Now, let's discuss the bare minimums necessary to have a game that supports HDRI. We need some way of getting HDR data into our engine. We can either capture it (like Debevec light probes) or synthesize it (in a raytracer or by simply setting our light to something like 1200.4 instead of 1). We need to process and store it somehow. This is needed for any input data, as well as our framebuffer to store the render scene as we make our draw calls. For games, this generally means having floating point available in image formats and the gpu. Then we need to output it. If you are lucky, you have an HDR display and can do it directly. Since I know the price of them, I can safely assume that no one here has one and we will rely on the other method, tonemapping. It's a fancy name for what's simply "remapping light intensities on the range of 0-blah into the range of our output device simply denoted as 0-1".*
Misconceptions
Before I cover those 3 areas in more detail, I'd like to address some related issues that seem to be routinely confused with HDRI.
LIGHT PROBES
All those pretty pictures you see on Paul Debevec's site, made from light probes are done using HDR images, but aren't directly related. The acquisition of light probes or sythesis of environment maps and their use in rendering is known as Image-Based Lighting (IBL). In these environment maps, each pixel is treated as a point light source. We take the reflection vector (for specular) or surface normal (for diffuse) and look up into these textures to determine at least part of our lighting at that pixel. The results from either acquired or realistic synthetic light probes are very convincing when the environment maps and processing is done in floating point opposed to 8bit fixed point. So, take away that image-based lighting through environment maps requires floating point data to produce the compelling images that it does, but HDRI can be done without involving IBL.
BLOOM
If you take one thing away from this whole rant, make it be this. Just because the lights have blurry things around them, it does not mean that there is any HDRI being involved in their production. My old TV does that a bit. The crappy lens on my cameraphone causes that as well.

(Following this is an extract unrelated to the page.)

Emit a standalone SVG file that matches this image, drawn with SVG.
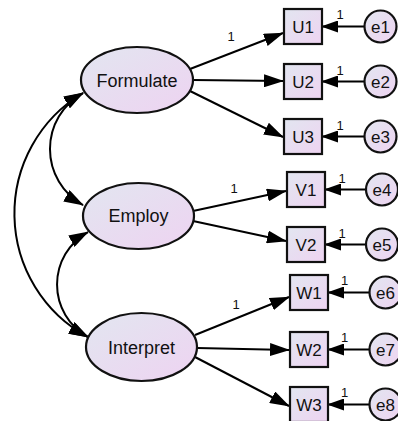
<svg xmlns="http://www.w3.org/2000/svg" width="398" height="421" viewBox="0 0 398 421">
  <defs>
    <linearGradient id="fill" x1="0" y1="0" x2="1" y2="1">
      <stop offset="0" stop-color="#e2e6f0"/>
      <stop offset="1" stop-color="#eed3f1"/>
    </linearGradient>
    <marker id="ah" viewBox="0 0 20 13" refX="19" refY="6.5" markerWidth="20" markerHeight="13" orient="auto-start-reverse" markerUnits="userSpaceOnUse">
      <path d="M0,0 L20,6.5 L0,13 z" fill="#000"/>
    </marker>
    <marker id="ahs" viewBox="0 0 17 12" refX="16" refY="6" markerWidth="17" markerHeight="12" orient="auto" markerUnits="userSpaceOnUse">
      <path d="M0,0 L17,6 L0,12 z" fill="#000"/>
    </marker>
  </defs>
  <style>
    .shape { fill: url(#fill); stroke: #111; stroke-width: 2.2; }
    .conn { fill: none; stroke: #000; stroke-width: 2; }
    .main { marker-end: url(#ah); }
    .cov { marker-start: url(#ah); marker-end: url(#ah); }
    .err { marker-end: url(#ahs); }
    text { font-family: "Liberation Sans", Arial, sans-serif; fill: #111; text-anchor: middle; }
    .lat { font-size: 18px; }
    .obs { font-size: 17px; }
    .w { font-size: 13px; fill: #111; }
  </style>

  <!-- connectors -->
  <g id="connectors">
    <!-- covariances -->
    <path class="conn cov" d="M83,93 A140.3,140.3 0 0 0 88,337"/>
    <path class="conn cov" d="M83,93 A64,64 0 0 0 83,205"/>
    <path class="conn cov" d="M88,232 A60,60 0 0 0 88,337"/>
    <!-- loadings -->
    <line class="conn main" x1="190" y1="69" x2="283" y2="33"/>
    <line class="conn main" x1="193" y1="80" x2="283" y2="81"/>
    <line class="conn main" x1="190" y1="91" x2="283" y2="137"/>
    <line class="conn main" x1="193" y1="211" x2="286" y2="191"/>
    <line class="conn main" x1="193" y1="221" x2="286" y2="241"/>
    <line class="conn main" x1="195" y1="335" x2="289" y2="297"/>
    <line class="conn main" x1="197" y1="348" x2="289" y2="350"/>
    <line class="conn main" x1="195" y1="357" x2="289" y2="406"/>
    <!-- error terms -->
    <line class="conn err" x1="364" y1="26.5" x2="322" y2="26.5"/>
    <line class="conn err" x1="364" y1="81.5" x2="322" y2="81.5"/>
    <line class="conn err" x1="364" y1="136.5" x2="322" y2="136.5"/>
    <line class="conn err" x1="366" y1="189.5" x2="325" y2="189.5"/>
    <line class="conn err" x1="366" y1="244.5" x2="325" y2="244.5"/>
    <line class="conn err" x1="369" y1="292.5" x2="328" y2="292.5"/>
    <line class="conn err" x1="369" y1="349.5" x2="328" y2="349.5"/>
    <line class="conn err" x1="369" y1="404.5" x2="328" y2="404.5"/>
    <!-- fixed weights -->
    <text class="w" x="231" y="41">1</text>
    <text class="w" x="234" y="193">1</text>
    <text class="w" x="236" y="309">1</text>
    <text class="w" x="340" y="19">1</text>
    <text class="w" x="340" y="75">1</text>
    <text class="w" x="340" y="130">1</text>
    <text class="w" x="342" y="183">1</text>
    <text class="w" x="342" y="238">1</text>
    <text class="w" x="344.5" y="285">1</text>
    <text class="w" x="344.5" y="342">1</text>
    <text class="w" x="344.5" y="397">1</text>
  </g>

  <!-- latent variables -->
  <g id="Formulate">
    <ellipse class="shape" cx="137" cy="80" rx="56" ry="33"/>
    <text class="lat" x="137" y="87">Formulate</text>
  </g>
  <g id="Employ">
    <ellipse class="shape" cx="138.5" cy="216" rx="55.5" ry="33"/>
    <text class="lat" x="138.5" y="222">Employ</text>
  </g>
  <g id="Interpret">
    <ellipse class="shape" cx="141.5" cy="347" rx="55.5" ry="34"/>
    <text class="lat" x="141.5" y="354">Interpret</text>
  </g>

  <!-- observed variables -->
  <g id="U1"><rect class="shape" x="284" y="9" width="38" height="35"/><text class="obs" x="303" y="32.5">U1</text></g>
  <g id="U2"><rect class="shape" x="284" y="64" width="38" height="35"/><text class="obs" x="303" y="87.5">U2</text></g>
  <g id="U3"><rect class="shape" x="284" y="119" width="38" height="35"/><text class="obs" x="303" y="142.5">U3</text></g>
  <g id="V1"><rect class="shape" x="287" y="172" width="38" height="35"/><text class="obs" x="306" y="195.5">V1</text></g>
  <g id="V2"><rect class="shape" x="287" y="227" width="38" height="35"/><text class="obs" x="306" y="250.5">V2</text></g>
  <g id="W1"><rect class="shape" x="290" y="275" width="38" height="35"/><text class="obs" x="309" y="298.5">W1</text></g>
  <g id="W2"><rect class="shape" x="290" y="332" width="38" height="35"/><text class="obs" x="309" y="355.5">W2</text></g>
  <g id="W3"><rect class="shape" x="290" y="387" width="38" height="35"/><text class="obs" x="309" y="410.5">W3</text></g>

  <!-- error terms -->
  <g id="e1"><circle class="shape" cx="380.5" cy="26.5" r="16"/><text class="obs" x="380.5" y="32.5">e1</text></g>
  <g id="e2"><circle class="shape" cx="380.5" cy="81.5" r="16"/><text class="obs" x="380.5" y="87.5">e2</text></g>
  <g id="e3"><circle class="shape" cx="380.5" cy="136.5" r="16"/><text class="obs" x="380.5" y="142.5">e3</text></g>
  <g id="e4"><circle class="shape" cx="382" cy="189.5" r="16"/><text class="obs" x="382" y="195.5">e4</text></g>
  <g id="e5"><circle class="shape" cx="382" cy="244.5" r="16"/><text class="obs" x="382" y="250.5">e5</text></g>
  <g id="e6"><circle class="shape" cx="385.5" cy="292.5" r="16"/><text class="obs" x="385.5" y="298.5">e6</text></g>
  <g id="e7"><circle class="shape" cx="385.5" cy="349.5" r="16"/><text class="obs" x="385.5" y="355.5">e7</text></g>
  <g id="e8"><circle class="shape" cx="385.5" cy="404.5" r="16"/><text class="obs" x="385.5" y="410.5">e8</text></g>
</svg>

Neither of them have anything to do with HDRI. You can tack these onto to any light source in a conventional engine. The point of these blooms is to simulate the optics in your eye. Compared to even a modest camera, your lenses are rather poor. They blur the light passing through them. When you see something bright, light from that object leaks into to darker areas around it. If the object is bright enough, you see the bloom on the dark side. Because this only happens when we see very bright objects, people have taken to adding them to things they want to be perceived as bright. Most methods are incredible ad hoc, overdone, or most often just plain wrong. There are a class of tonemapping algorithms that employ these to display images with the proper impression on a standard display, and I will cover that in more depth in the Output section. Just take away that something claiming to have HDR technology just because they have light blooms is (in my opinion) lying or has too ambitious a marketing department.
OPENEXR
OpenEXR is many things, causing confusion not only with HDRI, but with itself. To start, OpenEXR is
* Often referred to as a datatype that is normally known as half. It's half an IEEE 32 bit float; 1 sign, 5 exponent, 10 mantissa. It was mostly designed as a storage format. If you store light values in photometric units (such as candela / meter^2), it covers the range that you would ever want to store with high accuracy. The Sun is roughly 30K cd/m^2 and OpenEXR has a max value of roughly 65K. 2 things to note are, this exactly matches the 16 bit floating point format on the GPU, and that I said storage format, not processing (the quantization can be too high in some cases).
* An image format that uses the half datatype as it's primary pixel format. It's a storage format used by ILM along with other studios and developers. It's suitable for storing images for production. It has a relatively low dynamic range (compared to other HDR image formats) but has lower quantization error across that range than any other short of 32 bit float. It also allows the attachment of arbitrary metadata in the header.
* The full library you get when you download stuff off the website. This includes code to read/write OpenEXR image files and perform a variety of math functions.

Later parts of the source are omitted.